------ SUPPLIED MATERIAL

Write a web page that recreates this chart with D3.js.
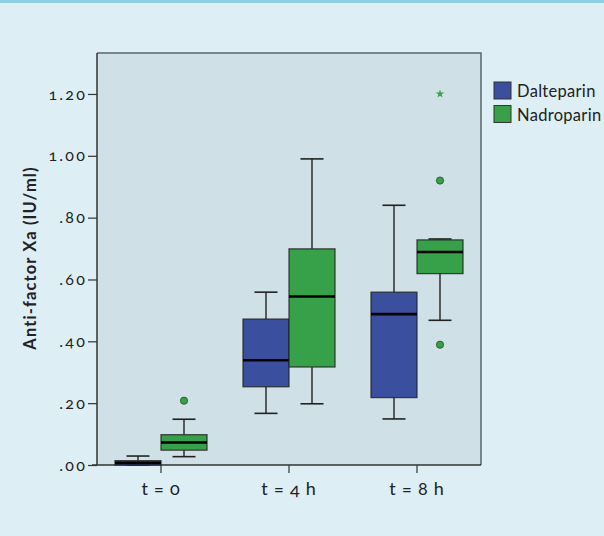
<!DOCTYPE html>
<html><head><meta charset="utf-8">
<script src="https://cdn.jsdelivr.net/npm/d3@7"></script>
<style>
html,body{margin:0;padding:0;background:#ddeef5;}
svg{display:block;font-family:Lato,"Open Sans",sans-serif;}
.onum{font-variant-numeric:oldstyle-nums;font-feature-settings:"onum" 1;}
</style></head><body>
<svg id="c" width="604" height="536"></svg>
<script>
const categories = ["t = 0", "t = 4 h", "t = 8 h"];
const seriesNames = ["Dalteparin", "Nadroparin"];
// [whiskerLow, q1, median, q3, whiskerHigh]
const dalteparin = [
  [0.000, 0.000, 0.007, 0.014, 0.029],
  [0.167, 0.253, 0.339, 0.472, 0.559],
  [0.149, 0.218, 0.488, 0.559, 0.840]
];
const nadroparin = [
  [0.027, 0.048, 0.073, 0.098, 0.148],
  [0.198, 0.317, 0.545, 0.699, 0.990],
  [0.468, 0.619, 0.689, 0.728, 0.731]
];
const dalteparinOutliers = [[], [], []];
const nadroparinOutliers = [[0.208], [], [0.920, 0.389]];
const nadroparinExtremes = [[], [], [1.20]];
const yTicks = [0, 0.2, 0.4, 0.6, 0.8, 1.0, 1.2];
const yTickLabels = [".00", ".20", ".40", ".60", ".80", "1.00", "1.20"];
const colors = ["#3b4f9f", "#37a14a"];

const svg = d3.select("#c");
svg.append("rect").attr("x",0).attr("y",0).attr("width",604).attr("height",3).attr("fill","#8ed0e2");

const L = 97, R = 481, T = 53, B = 465;
const y = d3.scaleLinear().domain([0, 1.3325]).range([B, T]);
const x = d3.scaleBand().domain(categories).range([L, R]);
const half = 46;

// plot background
svg.append("rect").attr("x",L).attr("y",T).attr("width",R-L).attr("height",B-T).attr("fill","#d0e0e7");
// frame top/right
svg.append("path").attr("d",`M${L},${T}H${R}V${B}`).attr("fill","none").attr("stroke","#5b666e").attr("stroke-width",1.5);

// y axis
const ya = svg.append("g").attr("transform",`translate(${L},0)`)
  .call(d3.axisLeft(y).tickValues(yTicks).tickSize(9).tickPadding(1).tickFormat((d,i)=>yTickLabels[i]));
ya.select(".domain").attr("stroke","#333").attr("stroke-width",1.5).attr("d",`M0,${B}V${T}`);
ya.selectAll(".tick line").attr("stroke","#333").attr("stroke-width",1.2);
ya.selectAll(".tick text").attr("class","onum").attr("font-size",16).attr("letter-spacing","2.2px").attr("fill","#222").attr("font-family","Lato");

// x axis
const xa = svg.append("g").attr("transform",`translate(0,${B})`)
  .call(d3.axisBottom(x).tickSize(8).tickPadding(7));
xa.select(".domain").attr("stroke","#333").attr("stroke-width",1.5).attr("d",`M${L-5},0H${R}`);
xa.selectAll(".tick line").attr("stroke","#333").attr("stroke-width",1.2);
xa.selectAll(".tick text").attr("class","onum").attr("font-size",18).attr("letter-spacing","0.8px").attr("fill","#222").attr("font-family","Lato").attr("dy","0.85em");

// y title
svg.append("text").attr("transform",`translate(36,${(T+B)/2-1}) rotate(-90)`)
  .attr("text-anchor","middle").attr("font-weight","bold").attr("font-size",16.5).attr("letter-spacing","1.1px").attr("fill","#222")
  .text("Anti-factor Xa (IU/ml)");

function drawBoxes(data, outl, extr, si){
  data.forEach((d,i)=>{
    const c = x(categories[i]) + x.bandwidth()/2;
    const x0 = si===0 ? c-half : c;
    const x1 = x0 + half;
    const cx = (x0+x1)/2;
    const cap = 11.5;
    const g = svg.append("g");
    g.append("line").attr("x1",cx).attr("x2",cx).attr("y1",y(d[0])).attr("y2",y(d[1])).attr("stroke","#222").attr("stroke-width",1.4);
    g.append("line").attr("x1",cx).attr("x2",cx).attr("y1",y(d[3])).attr("y2",y(d[4])).attr("stroke","#222").attr("stroke-width",1.4);
    [d[0],d[4]].forEach(v=>g.append("line").attr("x1",cx-cap).attr("x2",cx+cap).attr("y1",y(v)).attr("y2",y(v)).attr("stroke","#222").attr("stroke-width",1.6));
    g.append("rect").attr("x",x0).attr("y",y(d[3])).attr("width",half).attr("height",Math.max(0.5,y(d[1])-y(d[3])))
      .attr("fill",colors[si]).attr("stroke","#222").attr("stroke-width",1.3).attr("stroke-opacity",0.8);
    g.append("line").attr("x1",x0).attr("x2",x1).attr("y1",y(d[2])).attr("y2",y(d[2])).attr("stroke","#000").attr("stroke-width",2.6);
    outl[i].forEach(v=>g.append("circle").attr("cx",cx).attr("cy",y(v)).attr("r",3.6).attr("fill",colors[si]).attr("stroke","#1e4d26").attr("stroke-width",0.8));
    extr[i].forEach(v=>g.append("path").attr("transform",`translate(${cx},${y(v)})`).attr("d",d3.symbol(d3.symbolStar,22)()).attr("fill",colors[si]));
  });
}
drawBoxes(dalteparin, dalteparinOutliers, [[],[],[]], 0);
drawBoxes(nadroparin, nadroparinOutliers, nadroparinExtremes, 1);

// legend
const lg = svg.append("g");
seriesNames.forEach((n,i)=>{
  lg.append("rect").attr("x",494).attr("y",82+i*23.5).attr("width",17).attr("height",17).attr("fill",colors[i]).attr("stroke","#333").attr("stroke-width",1);
  lg.append("text").attr("x",517).attr("y",97+i*23.5).attr("font-size",16.5).attr("letter-spacing","0.3px").attr("fill","#222").text(n);
});
</script></body></html>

------------

• YOUR TASK:
Without the pictures, write out all of the material exactly.

• CORRECT ANSWER:
Write a web page that recreates this chart with D3.js.
<!DOCTYPE html>
<html><head><meta charset="utf-8">
<script src="https://cdn.jsdelivr.net/npm/d3@7"></script>
<style>
html,body{margin:0;padding:0;background:#ddeef5;}
svg{display:block;font-family:Lato,"Open Sans",sans-serif;}
.onum{font-variant-numeric:oldstyle-nums;font-feature-settings:"onum" 1;}
</style></head><body>
<svg id="c" width="604" height="536"></svg>
<script>
const categories = ["t = 0", "t = 4 h", "t = 8 h"];
const seriesNames = ["Dalteparin", "Nadroparin"];
// [whiskerLow, q1, median, q3, whiskerHigh]
const dalteparin = [
  [0.000, 0.000, 0.007, 0.014, 0.029],
  [0.167, 0.253, 0.339, 0.472, 0.559],
  [0.149, 0.218, 0.488, 0.559, 0.840]
];
const nadroparin = [
  [0.027, 0.048, 0.073, 0.098, 0.148],
  [0.198, 0.317, 0.545, 0.699, 0.990],
  [0.468, 0.619, 0.689, 0.728, 0.731]
];
const dalteparinOutliers = [[], [], []];
const nadroparinOutliers = [[0.208], [], [0.920, 0.389]];
const nadroparinExtremes = [[], [], [1.20]];
const yTicks = [0, 0.2, 0.4, 0.6, 0.8, 1.0, 1.2];
const yTickLabels = [".00", ".20", ".40", ".60", ".80", "1.00", "1.20"];
const colors = ["#3b4f9f", "#37a14a"];

const svg = d3.select("#c");
svg.append("rect").attr("x",0).attr("y",0).attr("width",604).attr("height",3).attr("fill","#8ed0e2");

const L = 97, R = 481, T = 53, B = 465;
const y = d3.scaleLinear().domain([0, 1.3325]).range([B, T]);
const x = d3.scaleBand().domain(categories).range([L, R]);
const half = 46;

// plot background
svg.append("rect").attr("x",L).attr("y",T).attr("width",R-L).attr("height",B-T).attr("fill","#d0e0e7");
// frame top/right
svg.append("path").attr("d",`M${L},${T}H${R}V${B}`).attr("fill","none").attr("stroke","#5b666e").attr("stroke-width",1.5);

// y axis
const ya = svg.append("g").attr("transform",`translate(${L},0)`)
  .call(d3.axisLeft(y).tickValues(yTicks).tickSize(9).tickPadding(1).tickFormat((d,i)=>yTickLabels[i]));
ya.select(".domain").attr("stroke","#333").attr("stroke-width",1.5).attr("d",`M0,${B}V${T}`);
ya.selectAll(".tick line").attr("stroke","#333").attr("stroke-width",1.2);
ya.selectAll(".tick text").attr("class","onum").attr("font-size",16).attr("letter-spacing","2.2px").attr("fill","#222").attr("font-family","Lato");

// x axis
const xa = svg.append("g").attr("transform",`translate(0,${B})`)
  .call(d3.axisBottom(x).tickSize(8).tickPadding(7));
xa.select(".domain").attr("stroke","#333").attr("stroke-width",1.5).attr("d",`M${L-5},0H${R}`);
xa.selectAll(".tick line").attr("stroke","#333").attr("stroke-width",1.2);
xa.selectAll(".tick text").attr("class","onum").attr("font-size",18).attr("letter-spacing","0.8px").attr("fill","#222").attr("font-family","Lato").attr("dy","0.85em");

// y title
svg.append("text").attr("transform",`translate(36,${(T+B)/2-1}) rotate(-90)`)
  .attr("text-anchor","middle").attr("font-weight","bold").attr("font-size",16.5).attr("letter-spacing","1.1px").attr("fill","#222")
  .text("Anti-factor Xa (IU/ml)");

function drawBoxes(data, outl, extr, si){
  data.forEach((d,i)=>{
    const c = x(categories[i]) + x.bandwidth()/2;
    const x0 = si===0 ? c-half : c;
    const x1 = x0 + half;
    const cx = (x0+x1)/2;
    const cap = 11.5;
    const g = svg.append("g");
    g.append("line").attr("x1",cx).attr("x2",cx).attr("y1",y(d[0])).attr("y2",y(d[1])).attr("stroke","#222").attr("stroke-width",1.4);
    g.append("line").attr("x1",cx).attr("x2",cx).attr("y1",y(d[3])).attr("y2",y(d[4])).attr("stroke","#222").attr("stroke-width",1.4);
    [d[0],d[4]].forEach(v=>g.append("line").attr("x1",cx-cap).attr("x2",cx+cap).attr("y1",y(v)).attr("y2",y(v)).attr("stroke","#222").attr("stroke-width",1.6));
    g.append("rect").attr("x",x0).attr("y",y(d[3])).attr("width",half).attr("height",Math.max(0.5,y(d[1])-y(d[3])))
      .attr("fill",colors[si]).attr("stroke","#222").attr("stroke-width",1.3).attr("stroke-opacity",0.8);
    g.append("line").attr("x1",x0).attr("x2",x1).attr("y1",y(d[2])).attr("y2",y(d[2])).attr("stroke","#000").attr("stroke-width",2.6);
    outl[i].forEach(v=>g.append("circle").attr("cx",cx).attr("cy",y(v)).attr("r",3.6).attr("fill",colors[si]).attr("stroke","#1e4d26").attr("stroke-width",0.8));
    extr[i].forEach(v=>g.append("path").attr("transform",`translate(${cx},${y(v)})`).attr("d",d3.symbol(d3.symbolStar,22)()).attr("fill",colors[si]));
  });
}
drawBoxes(dalteparin, dalteparinOutliers, [[],[],[]], 0);
drawBoxes(nadroparin, nadroparinOutliers, nadroparinExtremes, 1);

// legend
const lg = svg.append("g");
seriesNames.forEach((n,i)=>{
  lg.append("rect").attr("x",494).attr("y",82+i*23.5).attr("width",17).attr("height",17).attr("fill",colors[i]).attr("stroke","#333").attr("stroke-width",1);
  lg.append("text").attr("x",517).attr("y",97+i*23.5).attr("font-size",16.5).attr("letter-spacing","0.3px").attr("fill","#222").text(n);
});
</script></body></html>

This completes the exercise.